Quel que soit ce "mal", il semble avoir abandonné sa mainmise sur la famille à la suite d'un nouveau déménagement en 1974. Mrs.Sharman, remariée, a déclaré à l'Evening Post qu'il n'y avait pas eu de manisfestations du genre "esprit frappeur" dans sa nouvelle maison. La diversité des phénomènes subis par la famille Sharman ainsi que les façons variées dont on a essayé de les maîtriser illustrent la complexité du problème des fantômes. Si ce cas avait fait l'objet d'une enquête appronfondie, il se peut que plusieurs explications différentes eussent été nécessaires pour rendre compte de ses divers aspects. La famille pensait que l'esprit frappeur était celui de Mrs.Napier, ce qui semble peu plausible à la plupart des spécialistes.
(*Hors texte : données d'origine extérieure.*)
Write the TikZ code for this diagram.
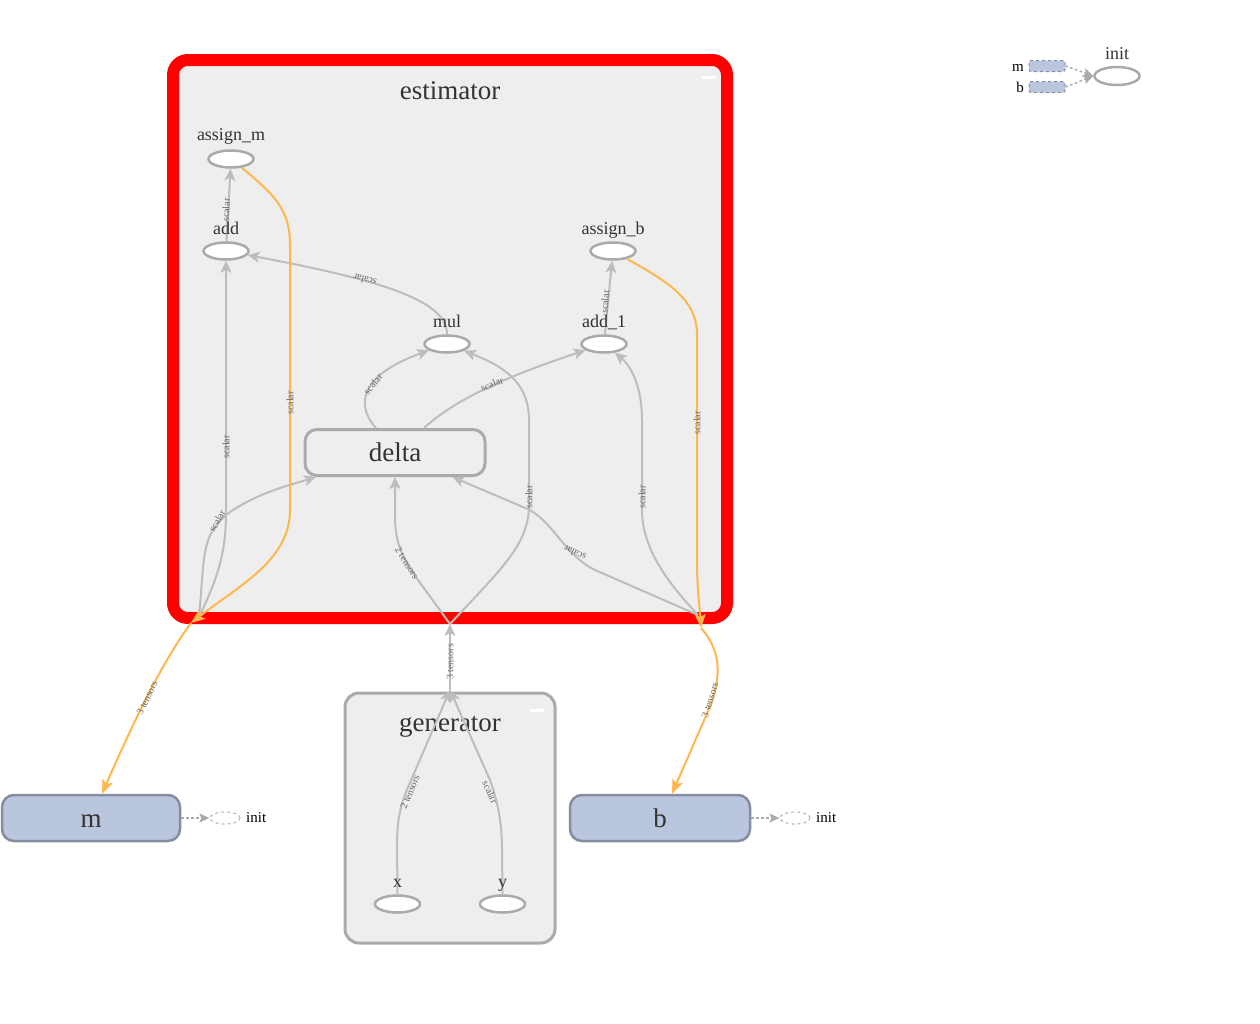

La présence de plusieurs enfants à l'âge de la puberté paraît une cause plus vraisemblable ; à l'appui de cette thèse vient le fait que l'esprit frappeur a suivi la famille dans une autre maison, sans relation avec Mrs.Napier. L'apparition de celle-ci et celle de la grand-mère ont pu être engendrées par la famille elle-même. Pourtant il se peut que le fantôme de Mrs.Napier ait été une réalité objective, car celle-ci fut aussitôt identifiée par les voisins d'après la description de Mary Sharman. La terreur du second prêtre, devant quelque chose qu'il indentifiait comme "le mal", fait penser qu'un être surnaturel se serait attaché à la famille ; mais elle peut également suggérer l'idée que de conflits étouffés au sein de la famille ont engendré une force hostile à laquelle le prêtre a été hypersensible. Il est une autre possibilité, c'est que la réaction du prêtre, entièrement subjective, ait été déclenchée par sa peur.
Lorsqu'il enquête, le chasseur de fantômes doit avoir à l'esprit toutes ces possibilités. S'il est sceptique, il trouvera quantité de faits venant appuyer sa conviction que "tout cela est imaginaire", ou même que les manisfestations des esprits frappeurs sont causées par des tremblements de terre ; mais parfois il tombera sur un cas dans lequel paraîtront jouer d'autres facteurs. De même, l'enquêteur qui a tendance à croire aux esprits trouvera les preuves que parfois certaines personnes créent leurs fantômes ou leurs esprits frappeurs.
Tout phénomène de hantise est complexe. Dans leur ensemble, les diverses manifestations constatées sont un des mystères les plus troublants dont la science ait jamais essayé, sans grands résultats, de trouver la clef.